EXCERPTED RECORDS
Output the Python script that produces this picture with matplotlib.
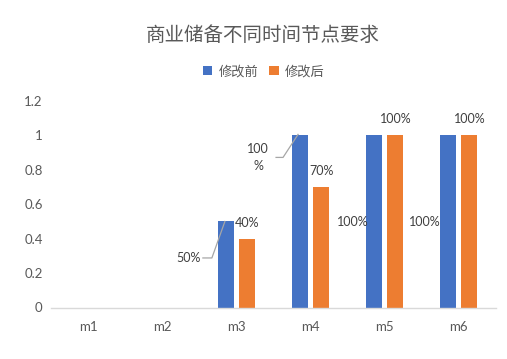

---

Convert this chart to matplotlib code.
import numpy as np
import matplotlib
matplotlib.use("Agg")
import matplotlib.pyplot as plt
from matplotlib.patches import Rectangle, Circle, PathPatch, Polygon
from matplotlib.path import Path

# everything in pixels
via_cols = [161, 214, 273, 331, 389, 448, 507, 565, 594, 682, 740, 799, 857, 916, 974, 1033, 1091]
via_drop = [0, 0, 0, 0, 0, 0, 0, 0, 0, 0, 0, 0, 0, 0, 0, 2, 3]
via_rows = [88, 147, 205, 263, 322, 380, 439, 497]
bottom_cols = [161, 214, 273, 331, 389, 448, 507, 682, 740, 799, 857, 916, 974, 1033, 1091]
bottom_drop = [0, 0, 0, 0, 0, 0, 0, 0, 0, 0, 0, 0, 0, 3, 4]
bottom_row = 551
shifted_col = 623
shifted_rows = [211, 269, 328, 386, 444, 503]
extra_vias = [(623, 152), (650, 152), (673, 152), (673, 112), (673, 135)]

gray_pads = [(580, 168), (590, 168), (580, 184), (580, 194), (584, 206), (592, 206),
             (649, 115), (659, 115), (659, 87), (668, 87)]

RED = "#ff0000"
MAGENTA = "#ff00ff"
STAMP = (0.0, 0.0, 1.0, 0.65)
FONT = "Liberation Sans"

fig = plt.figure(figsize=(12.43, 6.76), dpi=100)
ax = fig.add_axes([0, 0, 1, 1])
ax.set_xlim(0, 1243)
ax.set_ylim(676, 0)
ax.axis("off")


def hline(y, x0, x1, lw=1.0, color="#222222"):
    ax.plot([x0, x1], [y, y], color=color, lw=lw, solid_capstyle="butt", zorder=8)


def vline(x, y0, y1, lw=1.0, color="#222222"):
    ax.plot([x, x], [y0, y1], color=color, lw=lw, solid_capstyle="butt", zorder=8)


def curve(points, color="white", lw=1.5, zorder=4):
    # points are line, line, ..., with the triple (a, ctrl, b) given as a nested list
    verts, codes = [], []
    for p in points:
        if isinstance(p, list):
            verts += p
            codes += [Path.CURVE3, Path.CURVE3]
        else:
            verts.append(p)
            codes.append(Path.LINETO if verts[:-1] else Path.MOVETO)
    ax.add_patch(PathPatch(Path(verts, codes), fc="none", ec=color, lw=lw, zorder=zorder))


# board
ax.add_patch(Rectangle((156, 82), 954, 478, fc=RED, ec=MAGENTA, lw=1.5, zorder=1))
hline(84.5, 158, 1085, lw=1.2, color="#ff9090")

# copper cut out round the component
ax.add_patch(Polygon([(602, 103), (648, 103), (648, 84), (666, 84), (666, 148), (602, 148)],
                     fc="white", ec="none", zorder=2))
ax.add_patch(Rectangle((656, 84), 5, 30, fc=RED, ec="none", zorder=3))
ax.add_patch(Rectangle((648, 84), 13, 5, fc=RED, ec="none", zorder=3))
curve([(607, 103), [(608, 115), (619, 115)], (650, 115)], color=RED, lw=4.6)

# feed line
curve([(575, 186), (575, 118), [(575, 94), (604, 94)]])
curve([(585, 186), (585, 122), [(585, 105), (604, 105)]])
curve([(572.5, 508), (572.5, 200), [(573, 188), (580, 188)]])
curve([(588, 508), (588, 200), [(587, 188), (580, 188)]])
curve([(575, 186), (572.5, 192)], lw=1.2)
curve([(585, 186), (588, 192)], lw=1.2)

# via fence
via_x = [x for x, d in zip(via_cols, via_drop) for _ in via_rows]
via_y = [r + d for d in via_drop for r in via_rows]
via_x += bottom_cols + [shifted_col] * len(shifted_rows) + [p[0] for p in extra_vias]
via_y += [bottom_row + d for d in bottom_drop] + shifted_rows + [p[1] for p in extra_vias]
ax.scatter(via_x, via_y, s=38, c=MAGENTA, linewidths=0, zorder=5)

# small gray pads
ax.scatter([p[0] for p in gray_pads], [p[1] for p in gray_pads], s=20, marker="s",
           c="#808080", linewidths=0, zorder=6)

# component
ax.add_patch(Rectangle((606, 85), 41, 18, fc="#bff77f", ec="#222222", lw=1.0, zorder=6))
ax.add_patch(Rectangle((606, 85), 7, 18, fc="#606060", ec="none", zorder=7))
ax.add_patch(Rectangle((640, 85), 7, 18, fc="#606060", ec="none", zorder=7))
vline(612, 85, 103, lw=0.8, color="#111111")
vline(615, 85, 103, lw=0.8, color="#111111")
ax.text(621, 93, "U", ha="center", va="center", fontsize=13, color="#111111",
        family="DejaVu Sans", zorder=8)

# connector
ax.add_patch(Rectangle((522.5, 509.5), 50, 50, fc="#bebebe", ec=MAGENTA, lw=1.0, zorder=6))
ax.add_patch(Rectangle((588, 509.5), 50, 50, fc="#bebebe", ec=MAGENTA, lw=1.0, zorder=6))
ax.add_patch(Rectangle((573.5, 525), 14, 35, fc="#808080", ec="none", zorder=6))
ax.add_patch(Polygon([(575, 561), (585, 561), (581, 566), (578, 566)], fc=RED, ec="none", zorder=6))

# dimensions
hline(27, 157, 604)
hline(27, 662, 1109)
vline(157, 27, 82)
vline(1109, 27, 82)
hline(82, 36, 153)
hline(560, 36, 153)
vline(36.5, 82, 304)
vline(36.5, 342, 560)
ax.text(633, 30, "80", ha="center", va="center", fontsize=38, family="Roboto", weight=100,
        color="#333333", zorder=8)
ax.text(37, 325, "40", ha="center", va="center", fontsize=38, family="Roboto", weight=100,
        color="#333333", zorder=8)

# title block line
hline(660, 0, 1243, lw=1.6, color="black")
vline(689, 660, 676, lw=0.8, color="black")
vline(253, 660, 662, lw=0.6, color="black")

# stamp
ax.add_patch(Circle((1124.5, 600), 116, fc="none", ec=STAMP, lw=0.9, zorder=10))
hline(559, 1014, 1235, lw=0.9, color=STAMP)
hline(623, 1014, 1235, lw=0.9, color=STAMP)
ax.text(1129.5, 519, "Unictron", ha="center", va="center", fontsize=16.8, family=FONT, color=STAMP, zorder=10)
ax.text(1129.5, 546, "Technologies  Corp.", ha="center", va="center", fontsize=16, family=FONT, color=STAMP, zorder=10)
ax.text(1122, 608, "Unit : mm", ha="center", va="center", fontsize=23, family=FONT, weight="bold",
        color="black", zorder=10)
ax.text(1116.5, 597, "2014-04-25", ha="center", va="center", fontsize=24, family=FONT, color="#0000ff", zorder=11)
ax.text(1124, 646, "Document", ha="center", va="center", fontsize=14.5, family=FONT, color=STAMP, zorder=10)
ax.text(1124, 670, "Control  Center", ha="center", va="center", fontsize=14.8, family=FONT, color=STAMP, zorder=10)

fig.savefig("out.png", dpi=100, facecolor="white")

TASK GOAL
Your task is to repeat exactly the lines from the one that contains "Convert this chart to matplotlib code." through the one that contains "from matplotlib.path import Path", with both end lines included.

TASK RESPONSE
Convert this chart to matplotlib code.
import numpy as np
import matplotlib
matplotlib.use("Agg")
import matplotlib.pyplot as plt
from matplotlib.patches import Rectangle, Circle, PathPatch, Polygon
from matplotlib.path import Path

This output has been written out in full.